The better approach, then, is to do the hard work of discerning “hurt” from “harm.” That is not a license to inflict pain or hurt on a whim. A doctor or medical team, after all, doesn’t just prescribe a treatment of chemo on a patient until several tests reveal as specifically as possible what exactly is going on in the body. At best, doctors consult with one another, even those from different specialties, perhaps even those who would be inclined to see it from a different angle, before going forward. One of my parishioners is a seven-year pancreatic cancer survivor. Every time a complication or medical need arises in his body, the doctors overseeing his care take a “committee approach” (it’s a Methodist hospital network,what else would you expect?). They come together to consider his case and work through the right avenue of treatment for the particular issue that has arisen.
Only then, when a clear diagnosis is given and a plan of treatment is agreed upon, comes the undesired yet necessary “hurt”—medicine or surgery—to deal with the illness. And this system of treatment is not the same thing as “harm.” Our Wesleyan Methodist heritage has a great history of promoting healthcare. I live in Memphis, a city that has a truly wonderful and comprehensive Methodist hospital and healthcare system. Given this heritage of valuing healthcare, which deals quite extensively in the area of discerning “hurt” from “harm,” one would think we would be well-poised to grapple with how this plays out in the life of discipleship and even of actions taken in the life of the church, which in the best biblical analogy is likened to the “body.” Yet we struggle. Conflicts happen. Feelings get hurt.

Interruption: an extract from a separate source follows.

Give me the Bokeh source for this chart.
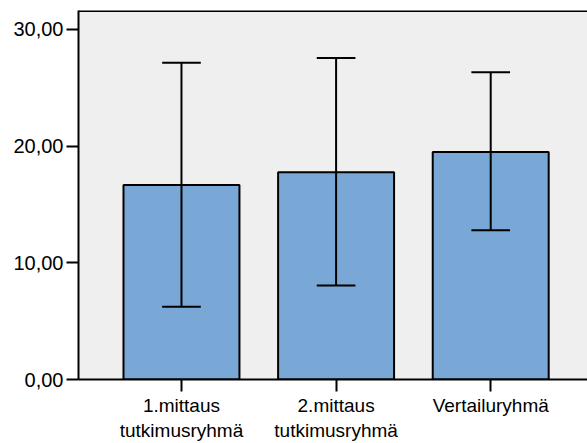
from bokeh.plotting import figure
from bokeh.models import FixedTicker, Range1d, Span, ColumnDataSource
from bokeh.embed import file_html
from bokeh.resources import INLINE

categories = ["1.mittaus\ntutkimusryhmä", "2.mittaus\ntutkimusryhmä", "Vertailuryhmä"]
means = [16.67, 17.75, 19.49]
upper = [27.15, 27.55, 26.32]
lower = [6.24, 8.06, 12.79]
y_ticks = [0, 10, 20, 30]
y_tick_labels = ["0,00", "10,00", "20,00", "30,00"]

xs = [i + 1 for i in range(len(categories))]
cap = 0.125
src = ColumnDataSource(dict(
    x=xs, top=means, up=upper, lo=lower,
    xl=[x - cap for x in xs], xr=[x + cap for x in xs],
))

p = figure(width=587, height=443, output_backend="svg", toolbar_location=None,
           x_range=Range1d(0.334, 3.626), y_range=Range1d(0, 31.62),
           min_border_left=78, min_border_right=0, min_border_top=10, min_border_bottom=63)

p.background_fill_color = "#efefef"
p.border_fill_color = "white"
p.outline_line_color = None
p.grid.visible = False

p.vbar(x="x", top="top", width=0.75, bottom=0, source=src,
       fill_color="#7aa8d6", line_color="black", line_width=2)
p.segment(x0="x", y0="lo", x1="x", y1="up", source=src, line_color="black", line_width=2)
p.segment(x0="xl", y0="up", x1="xr", y1="up", source=src, line_color="black", line_width=2)
p.segment(x0="xl", y0="lo", x1="xr", y1="lo", source=src, line_color="black", line_width=2)

p.add_layout(Span(location=31.58, dimension="width", line_color="black", line_width=2))

for ax in (p.xaxis[0], p.yaxis[0]):
    ax.axis_line_width = 2
    ax.axis_line_color = "black"
    ax.major_tick_line_width = 2
    ax.major_tick_line_color = "black"
    ax.major_tick_out = 12
    ax.major_tick_in = 0
    ax.minor_tick_line_color = None
    ax.major_label_text_font = "Liberation Sans"
    ax.major_label_text_color = "black"

p.yaxis.ticker = FixedTicker(ticks=y_ticks)
p.yaxis.major_label_overrides = {t: l for t, l in zip(y_ticks, y_tick_labels)}
p.yaxis.major_label_text_font_size = "20px"
p.yaxis.major_label_standoff = 3

p.xaxis.ticker = FixedTicker(ticks=xs)
p.xaxis.major_label_overrides = {x: c for x, c in zip(xs, categories)}
p.xaxis.major_label_text_font_size = "19px"
p.xaxis.major_label_standoff = 3

open("out.html", "w").write(file_html(p, INLINE))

So why don’t we start engaging our problems and our sensed feelings of being harmed by working through the diagnostic phase of discernment and using Wesley’s own spelling out of the first rule of Methodism (see http://www.umc.org/what-we-believe/the-general-rules-of-the-methodist-church) as a way of “getting to the issue”? Perhaps then we will discover not as much harm is being done as we previously assumed. And then whenever true “harm” is identified, we can talk treatment.